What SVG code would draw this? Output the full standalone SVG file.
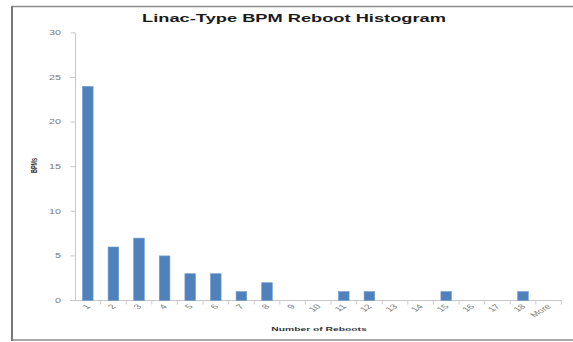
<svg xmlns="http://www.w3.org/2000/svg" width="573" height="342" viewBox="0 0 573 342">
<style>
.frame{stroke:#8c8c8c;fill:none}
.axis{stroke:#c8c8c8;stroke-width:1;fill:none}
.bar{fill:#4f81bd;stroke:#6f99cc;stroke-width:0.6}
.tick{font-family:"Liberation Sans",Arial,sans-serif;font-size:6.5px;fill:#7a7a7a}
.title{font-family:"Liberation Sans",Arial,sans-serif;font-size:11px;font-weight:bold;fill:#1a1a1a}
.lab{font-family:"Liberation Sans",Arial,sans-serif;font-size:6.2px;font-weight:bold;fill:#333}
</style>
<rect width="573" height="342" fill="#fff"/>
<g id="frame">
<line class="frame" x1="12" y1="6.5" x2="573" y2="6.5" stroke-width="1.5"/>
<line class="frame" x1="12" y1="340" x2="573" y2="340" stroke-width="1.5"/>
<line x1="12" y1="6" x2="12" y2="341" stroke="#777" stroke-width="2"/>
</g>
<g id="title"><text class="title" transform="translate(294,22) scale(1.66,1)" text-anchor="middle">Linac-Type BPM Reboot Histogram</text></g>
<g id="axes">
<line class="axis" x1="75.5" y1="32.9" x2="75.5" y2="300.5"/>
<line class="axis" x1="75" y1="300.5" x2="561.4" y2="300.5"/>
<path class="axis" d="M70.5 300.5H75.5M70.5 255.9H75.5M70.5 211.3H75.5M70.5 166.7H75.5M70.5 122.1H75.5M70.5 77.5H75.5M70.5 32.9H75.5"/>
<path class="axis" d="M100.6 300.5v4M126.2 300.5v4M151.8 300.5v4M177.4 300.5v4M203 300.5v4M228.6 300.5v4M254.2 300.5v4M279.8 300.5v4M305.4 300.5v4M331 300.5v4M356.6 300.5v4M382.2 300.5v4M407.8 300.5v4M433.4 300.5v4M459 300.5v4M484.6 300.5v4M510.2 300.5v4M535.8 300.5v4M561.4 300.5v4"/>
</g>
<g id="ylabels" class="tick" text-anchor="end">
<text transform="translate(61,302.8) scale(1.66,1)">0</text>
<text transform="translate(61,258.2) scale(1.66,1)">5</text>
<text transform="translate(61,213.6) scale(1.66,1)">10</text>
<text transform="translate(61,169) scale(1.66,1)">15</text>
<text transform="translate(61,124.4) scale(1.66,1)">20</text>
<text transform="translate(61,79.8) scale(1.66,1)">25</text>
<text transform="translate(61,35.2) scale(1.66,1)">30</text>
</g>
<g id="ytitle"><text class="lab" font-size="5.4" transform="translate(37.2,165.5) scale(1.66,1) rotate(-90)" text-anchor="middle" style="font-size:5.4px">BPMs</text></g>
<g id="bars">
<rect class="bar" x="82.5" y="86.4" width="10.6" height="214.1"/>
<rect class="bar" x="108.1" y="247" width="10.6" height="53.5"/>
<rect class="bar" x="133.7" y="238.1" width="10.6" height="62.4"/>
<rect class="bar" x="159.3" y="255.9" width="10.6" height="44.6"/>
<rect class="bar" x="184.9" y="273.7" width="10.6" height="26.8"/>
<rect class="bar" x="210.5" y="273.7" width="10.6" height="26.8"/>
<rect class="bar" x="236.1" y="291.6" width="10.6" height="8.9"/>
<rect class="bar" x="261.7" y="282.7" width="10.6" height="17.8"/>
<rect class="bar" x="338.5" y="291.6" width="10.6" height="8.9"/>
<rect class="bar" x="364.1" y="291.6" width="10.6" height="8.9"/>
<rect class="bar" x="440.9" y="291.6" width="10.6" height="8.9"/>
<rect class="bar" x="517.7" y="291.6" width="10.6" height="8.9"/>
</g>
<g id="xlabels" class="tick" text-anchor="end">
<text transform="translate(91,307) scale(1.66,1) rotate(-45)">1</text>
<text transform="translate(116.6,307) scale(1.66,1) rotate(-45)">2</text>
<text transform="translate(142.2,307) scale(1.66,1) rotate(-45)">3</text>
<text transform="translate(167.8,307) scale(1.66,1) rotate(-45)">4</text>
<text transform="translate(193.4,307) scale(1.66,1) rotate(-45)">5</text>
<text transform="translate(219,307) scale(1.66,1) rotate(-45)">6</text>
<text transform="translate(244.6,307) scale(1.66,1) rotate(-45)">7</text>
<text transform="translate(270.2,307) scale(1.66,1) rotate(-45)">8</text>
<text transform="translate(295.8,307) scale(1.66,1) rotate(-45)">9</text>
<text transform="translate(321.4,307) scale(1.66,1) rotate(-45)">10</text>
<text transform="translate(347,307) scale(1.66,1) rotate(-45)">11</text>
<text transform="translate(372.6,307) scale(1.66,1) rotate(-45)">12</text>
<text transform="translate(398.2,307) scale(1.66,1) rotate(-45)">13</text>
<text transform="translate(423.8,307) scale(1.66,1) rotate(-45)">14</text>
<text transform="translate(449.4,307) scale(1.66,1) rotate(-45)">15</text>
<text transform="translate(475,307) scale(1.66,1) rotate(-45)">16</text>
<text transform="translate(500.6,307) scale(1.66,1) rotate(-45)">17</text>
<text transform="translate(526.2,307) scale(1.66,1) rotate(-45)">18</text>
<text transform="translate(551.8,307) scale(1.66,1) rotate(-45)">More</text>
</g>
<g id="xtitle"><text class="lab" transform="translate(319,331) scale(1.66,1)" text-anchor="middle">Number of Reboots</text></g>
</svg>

Problem description - Produce an exact copy of each line of data, skipping embedded images.

Task output -
What SVG code would draw this? Output the full standalone SVG file.
<svg xmlns="http://www.w3.org/2000/svg" width="573" height="342" viewBox="0 0 573 342">
<style>
.frame{stroke:#8c8c8c;fill:none}
.axis{stroke:#c8c8c8;stroke-width:1;fill:none}
.bar{fill:#4f81bd;stroke:#6f99cc;stroke-width:0.6}
.tick{font-family:"Liberation Sans",Arial,sans-serif;font-size:6.5px;fill:#7a7a7a}
.title{font-family:"Liberation Sans",Arial,sans-serif;font-size:11px;font-weight:bold;fill:#1a1a1a}
.lab{font-family:"Liberation Sans",Arial,sans-serif;font-size:6.2px;font-weight:bold;fill:#333}
</style>
<rect width="573" height="342" fill="#fff"/>
<g id="frame">
<line class="frame" x1="12" y1="6.5" x2="573" y2="6.5" stroke-width="1.5"/>
<line class="frame" x1="12" y1="340" x2="573" y2="340" stroke-width="1.5"/>
<line x1="12" y1="6" x2="12" y2="341" stroke="#777" stroke-width="2"/>
</g>
<g id="title"><text class="title" transform="translate(294,22) scale(1.66,1)" text-anchor="middle">Linac-Type BPM Reboot Histogram</text></g>
<g id="axes">
<line class="axis" x1="75.5" y1="32.9" x2="75.5" y2="300.5"/>
<line class="axis" x1="75" y1="300.5" x2="561.4" y2="300.5"/>
<path class="axis" d="M70.5 300.5H75.5M70.5 255.9H75.5M70.5 211.3H75.5M70.5 166.7H75.5M70.5 122.1H75.5M70.5 77.5H75.5M70.5 32.9H75.5"/>
<path class="axis" d="M100.6 300.5v4M126.2 300.5v4M151.8 300.5v4M177.4 300.5v4M203 300.5v4M228.6 300.5v4M254.2 300.5v4M279.8 300.5v4M305.4 300.5v4M331 300.5v4M356.6 300.5v4M382.2 300.5v4M407.8 300.5v4M433.4 300.5v4M459 300.5v4M484.6 300.5v4M510.2 300.5v4M535.8 300.5v4M561.4 300.5v4"/>
</g>
<g id="ylabels" class="tick" text-anchor="end">
<text transform="translate(61,302.8) scale(1.66,1)">0</text>
<text transform="translate(61,258.2) scale(1.66,1)">5</text>
<text transform="translate(61,213.6) scale(1.66,1)">10</text>
<text transform="translate(61,169) scale(1.66,1)">15</text>
<text transform="translate(61,124.4) scale(1.66,1)">20</text>
<text transform="translate(61,79.8) scale(1.66,1)">25</text>
<text transform="translate(61,35.2) scale(1.66,1)">30</text>
</g>
<g id="ytitle"><text class="lab" font-size="5.4" transform="translate(37.2,165.5) scale(1.66,1) rotate(-90)" text-anchor="middle" style="font-size:5.4px">BPMs</text></g>
<g id="bars">
<rect class="bar" x="82.5" y="86.4" width="10.6" height="214.1"/>
<rect class="bar" x="108.1" y="247" width="10.6" height="53.5"/>
<rect class="bar" x="133.7" y="238.1" width="10.6" height="62.4"/>
<rect class="bar" x="159.3" y="255.9" width="10.6" height="44.6"/>
<rect class="bar" x="184.9" y="273.7" width="10.6" height="26.8"/>
<rect class="bar" x="210.5" y="273.7" width="10.6" height="26.8"/>
<rect class="bar" x="236.1" y="291.6" width="10.6" height="8.9"/>
<rect class="bar" x="261.7" y="282.7" width="10.6" height="17.8"/>
<rect class="bar" x="338.5" y="291.6" width="10.6" height="8.9"/>
<rect class="bar" x="364.1" y="291.6" width="10.6" height="8.9"/>
<rect class="bar" x="440.9" y="291.6" width="10.6" height="8.9"/>
<rect class="bar" x="517.7" y="291.6" width="10.6" height="8.9"/>
</g>
<g id="xlabels" class="tick" text-anchor="end">
<text transform="translate(91,307) scale(1.66,1) rotate(-45)">1</text>
<text transform="translate(116.6,307) scale(1.66,1) rotate(-45)">2</text>
<text transform="translate(142.2,307) scale(1.66,1) rotate(-45)">3</text>
<text transform="translate(167.8,307) scale(1.66,1) rotate(-45)">4</text>
<text transform="translate(193.4,307) scale(1.66,1) rotate(-45)">5</text>
<text transform="translate(219,307) scale(1.66,1) rotate(-45)">6</text>
<text transform="translate(244.6,307) scale(1.66,1) rotate(-45)">7</text>
<text transform="translate(270.2,307) scale(1.66,1) rotate(-45)">8</text>
<text transform="translate(295.8,307) scale(1.66,1) rotate(-45)">9</text>
<text transform="translate(321.4,307) scale(1.66,1) rotate(-45)">10</text>
<text transform="translate(347,307) scale(1.66,1) rotate(-45)">11</text>
<text transform="translate(372.6,307) scale(1.66,1) rotate(-45)">12</text>
<text transform="translate(398.2,307) scale(1.66,1) rotate(-45)">13</text>
<text transform="translate(423.8,307) scale(1.66,1) rotate(-45)">14</text>
<text transform="translate(449.4,307) scale(1.66,1) rotate(-45)">15</text>
<text transform="translate(475,307) scale(1.66,1) rotate(-45)">16</text>
<text transform="translate(500.6,307) scale(1.66,1) rotate(-45)">17</text>
<text transform="translate(526.2,307) scale(1.66,1) rotate(-45)">18</text>
<text transform="translate(551.8,307) scale(1.66,1) rotate(-45)">More</text>
</g>
<g id="xtitle"><text class="lab" transform="translate(319,331) scale(1.66,1)" text-anchor="middle">Number of Reboots</text></g>
</svg>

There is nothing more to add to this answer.